Daniel from Urbandale, IA
Well, you can't say that the Jaguars aren't trying to fix their quarterback problems. Remember when everyone was complaining that we weren't willing to spend? That's clearly not an issue now ...
Bruce from Green Cove Springs, FL
Picking up Foles isn't surprising. The cost (at least to me) is very surprising. Foles has essentially been a backup quarterback, yet we signed him for an annual salary that exceeds that of Ben Roethlisberger ($21.9M), Philip Rivers ($20.8M), and Tom Brady ($20.5M). Seems like a high number for someone who, statistically at least, is only marginally better than Blake Bortles. For Foles to be successful here, we must beef up the offense – especially with a tight end, the right side of the offensive line, a receiver or two, and maybe another running back. My question: how much will Foles' salary impede the effort to fill these offensive need positions?
At this point, if you believe the cost for Foles was too high, nothing likely will change your mind until next season. As far as filling offensive need positions, I never have expected a huge help in that area from free agency. Even if the Jaguars find a way to be creative with the cap, I don't know that there's too much available in free agency worth the effort.
Otto from Ponte Vedra Beach, FL
John, I am very happy for the Jags and Nick Foles. Some people are upset we "overpaid" for him. Don't lowball a guy you want to be the face of the franchise. A classy move. The Jaguars have won four playoff games in their history. Foles has won four playoff games in the past 14 months. I worked for a major company for 20-plus years. We had a great CEO who said he hired people who others wanted to see succeed. I think that man is Nick Foles. Go Jags!
The Jaguars have won seven postseason games, but hey … one (mathematically challenged) fer Foles …
Mark from Prescott, AZ
John, I wish they had gone another direction at quarterback. Time will tell the wisdom of the Foles signing, but I choose to be positive and hopeful. For the sake of the Jaguars, I hope he performs above all expectations. He's ours now and I will be in his camp until he gives me good reason not to be. I pray for fan-base patience. Welcome to Duuuval Nick!! Godspeed.
… and one somewhat hesitantly maybe even reluctantly fer Foles …
Matt from Brennan, IN
John, I hate this deal, and I think we cut key pieces and handicapped ourselves for future signings in order to sign a barely-above-mediocre-and-incredibly-inconsistent quarterback. Once Foles signs his name, he's my QB and I'll cheer for him and the Jags, but my confidence in the decisions of the front office is shattered. But here's to hoping they are right, that Foles is a franchise guy. Haskins is not, and we didn't need a defense anyways.
… and one very, very reluctantly – and somewhat despondently and bitterly – for Foles …
Vinny from Jacksonville
This "overpaid" stuff is a joke. Everyone who signs during this period annually people say "overpaid." It's the NFL; guys make a lot, enjoy the games.

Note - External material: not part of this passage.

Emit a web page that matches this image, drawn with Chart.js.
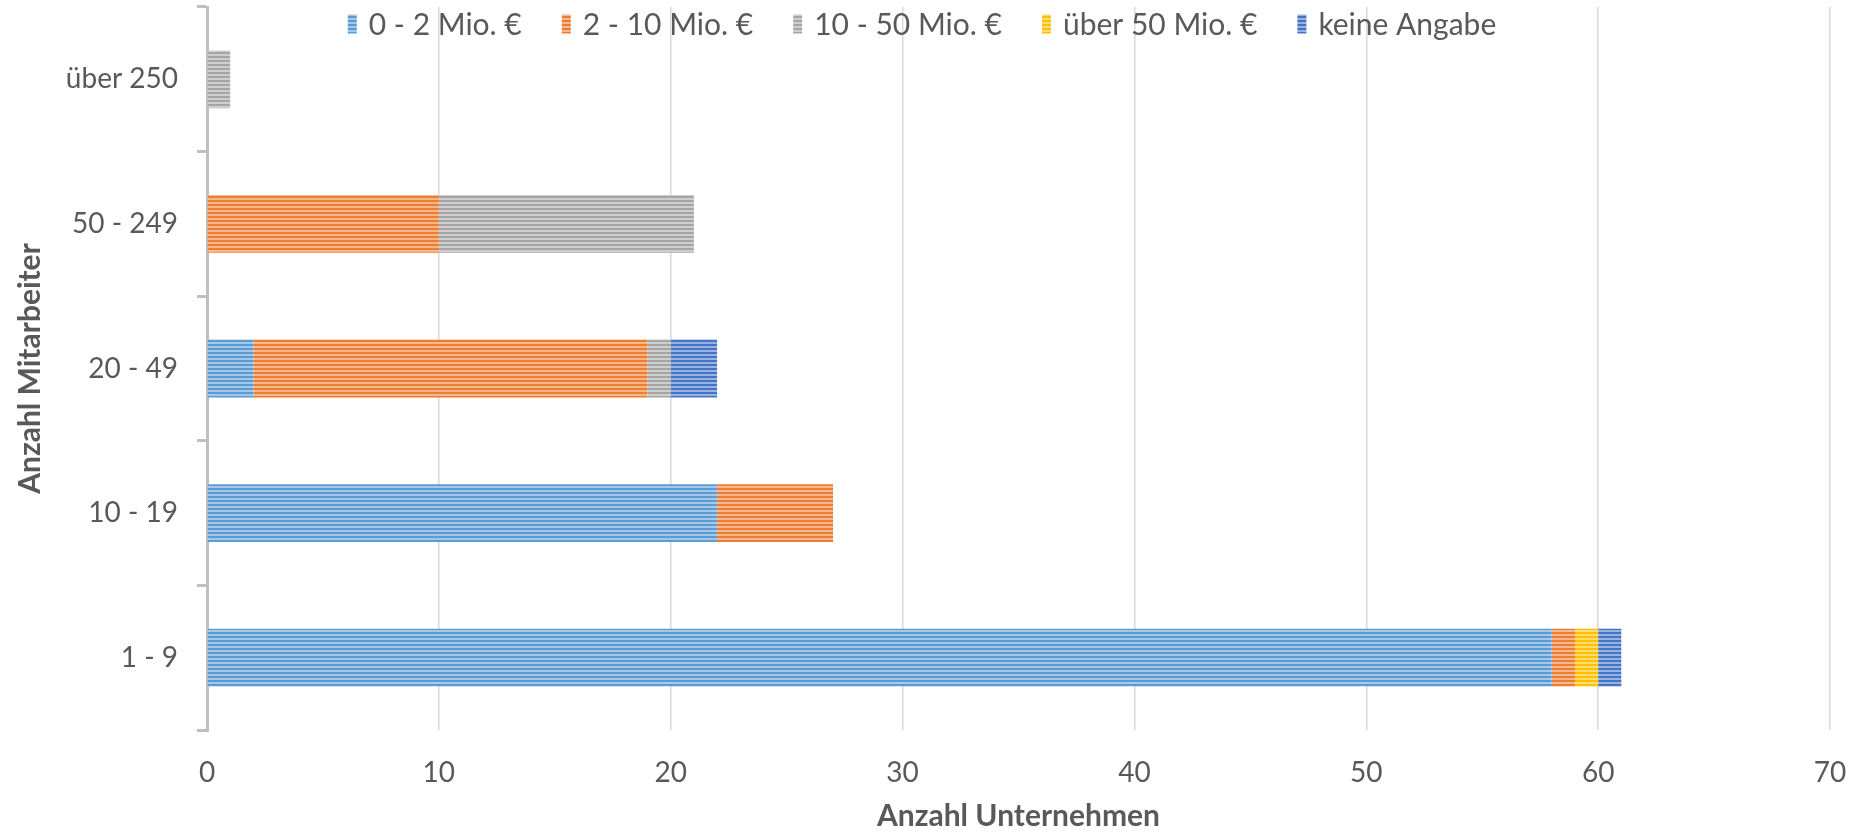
<!DOCTYPE html>
<html>
<head>
<meta charset="utf-8">
<script src="https://cdn.jsdelivr.net/npm/chart.js@4"></script>
<style>
  html, body { margin: 0; padding: 0; background: #fff; }
  #wrap { width: 1860px; height: 834px; }
</style>
</head>
<body>
<div id="wrap"><canvas id="umsatzChart" width="1860" height="834"></canvas></div>
<script>
// Kategorien (Anzahl Mitarbeiter), von unten nach oben
const categories = ['1 - 9', '10 - 19', '20 - 49', '50 - 249', 'über 250'];

// Umsatzklassen
const seriesNames = ['0 - 2 Mio. €', '2 - 10 Mio. €', '10 - 50 Mio. €', 'über 50 Mio. €', 'keine Angabe'];
const umsatz0bis2 = [58, 22, 2, 0, 0];
const umsatz2bis10 = [1, 5, 17, 10, 0];
const umsatz10bis50 = [0, 0, 1, 11, 1];
const umsatzUeber50 = [1, 0, 0, 0, 0];
const keineAngabe = [1, 0, 2, 0, 0];

const xTicks = [0, 10, 20, 30, 40, 50, 60, 70];

const seriesColors = ['#5B9BD5', '#ED7D31', '#A5A5A5', '#FFC000', '#4472C4'];
const textColor = '#595959';
const FONT = 'Lato, "Open Sans", sans-serif';

// horizontale Streifen wie im Excel-Muster
function stripes(color) {
    const c = document.createElement('canvas');
    c.width = 4; c.height = 4;
    const g = c.getContext('2d');
    g.fillStyle = '#fff';
    g.fillRect(0, 0, 4, 4);
    g.globalAlpha = 0.55;
    g.fillStyle = color;
    g.fillRect(0, 0, 4, 4);
    g.globalAlpha = 1;
    g.fillRect(0, 0, 4, 2);
    return g.createPattern(c, 'repeat');
}

const patterns = seriesColors.map(stripes);
const seriesData = [umsatz0bis2, umsatz2bis10, umsatz10bis50, umsatzUeber50, keineAngabe];

const datasets = seriesNames.map((name, i) => ({
    label: name,
    data: seriesData[i],
    backgroundColor: patterns[i],
    borderWidth: 0,
    barPercentage: 1,
    categoryPercentage: 0.4
}));

// Legende oben, über die ganze Breite zentriert
const topLegend = {
    id: 'topLegend',
    afterDraw(chart) {
        const ctx = chart.ctx;
        ctx.save();
        ctx.font = '30px ' + FONT;
        ctx.textBaseline = 'middle';
        const boxW = 9, boxH = 19, gapText = 12, gapItem = 40;
        const widths = seriesNames.map(n => boxW + gapText + ctx.measureText(n).width);
        const total = widths.reduce((a, b) => a + b, 0) + gapItem * (widths.length - 1);
        let x = 922 - total / 2;
        const y = 24;
        seriesNames.forEach((name, i) => {
            ctx.fillStyle = patterns[i];
            ctx.fillRect(x, y - boxH / 2, boxW, boxH);
            ctx.fillStyle = textColor;
            ctx.fillText(name, x + boxW + gapText, y + 1);
            x += widths[i] + gapItem;
        });
        ctx.restore();
    }
};

function drawChart() {
    const ctx = document.getElementById('umsatzChart').getContext('2d');
    new Chart(ctx, {
        type: 'bar',
        data: {
            labels: categories,
            datasets: datasets
        },
        options: {
            indexAxis: 'y',
            responsive: false,
            animation: false,
            layout: {
                padding: { top: 7, right: 30, left: 0, bottom: 0 }
            },
            plugins: {
                legend: { display: false },
                tooltip: { enabled: false }
            },
            scales: {
                x: {
                    stacked: true,
                    min: 0,
                    max: 70,
                    afterBuildTicks: scale => {
                        scale.ticks = xTicks.map(v => ({ value: v }));
                    },
                    afterFit: scale => {
                        scale.height = 104;
                        scale.paddingLeft = 0;
                        scale.paddingRight = 0;
                    },
                    border: { display: false },
                    grid: {
                        color: '#D9D9D9',
                        lineWidth: 1.5,
                        drawTicks: false
                    },
                    ticks: {
                        color: textColor,
                        padding: 26,
                        font: { family: FONT, size: 28 }
                    },
                    title: {
                        display: true,
                        text: 'Anzahl Unternehmen',
                        color: textColor,
                        padding: 0,
                        font: { family: FONT, size: 30, weight: 'bold' }
                    }
                },
                y: {
                    stacked: true,
                    reverse: true,
                    afterFit: scale => {
                        scale.width = 207;
                        scale.paddingTop = 0;
                        scale.paddingBottom = 0;
                    },
                    border: { display: true, color: '#BFBFBF', width: 3 },
                    grid: {
                        drawOnChartArea: false,
                        color: '#BFBFBF',
                        lineWidth: 3,
                        tickLength: 10
                    },
                    ticks: {
                        color: textColor,
                        padding: 19,
                        font: { family: FONT, size: 28 }
                    },
                    title: {
                        display: true,
                        text: 'Anzahl Mitarbeiter',
                        color: textColor,
                        padding: { top: 12, bottom: 0 },
                        font: { family: FONT, size: 30, weight: 'bold' }
                    }
                }
            }
        },
        plugins: [topLegend]
    });
}

if (document.fonts && document.fonts.load) {
    Promise.all([
        document.fonts.load('28px Lato'),
        document.fonts.load('bold 30px Lato')
    ]).then(drawChart, drawChart);
} else {
    drawChart();
}
</script>
</body>
</html>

… and one strikingly reasonably for Foles …
Mark from Green Bay, WI
Here we go again (head in hands, shaking).
… and one somewhat dramatically not fer something …
Jason from Thousand Oaks, CA
Ah shucks, we signed a Super Bowl MVP-winning quarterback to middle-of-the-market dollars. Woe is me. Please.
… and one somewhat optimistically for Foles …
Logan from Wichita, KS
That settles it. Our front office is made up of idiots. $88 million on a QB that is BARELY better than the one we have and he sucks... We have 4 great players that are in line for a pay day... YET WE BLOW THE ENTIRE BUDGET ON A DUD QB!!!!! Obviously they want to tank long term!!!!!
… and one very characteristically and somewhat redundantly not fer anything.
Rob from Ponte Vedra, FL
Heard we unofficially overpaid. When will we know that we officially overpaid?
The Jaguars officially overpaid when they chose to participate in free agency. So did every other team that participated in free agency. It's unavoidable.
John from Cape May Court House, NJ
When I proposed the Jaguars should draft Kyler Murray, the response I got from you was, and I am paraphrasing here, "you draft based off of odds and precedent and that his height would make selecting him too risky." So if we're playing the odds, tell me, outside of Drew Brees and perhaps Kurt Warner, when ever has signing a quarterback in free agency worked? I wonder what has better odds of success; drafting a quarterback in the Top 10 or signing a free-agent quarterback whose previous team let him walk?
Peyton Manning signed as a free agent with the Denver Broncos and Joe Montana signed with the Kansas City Chiefs, but your point is valid. Signing a free-agent quarterback is a gamble. Drafting one in the Top 10 is a gamble. A franchise quarterback is NFL nirvana. There are few risk-free paths to paradise.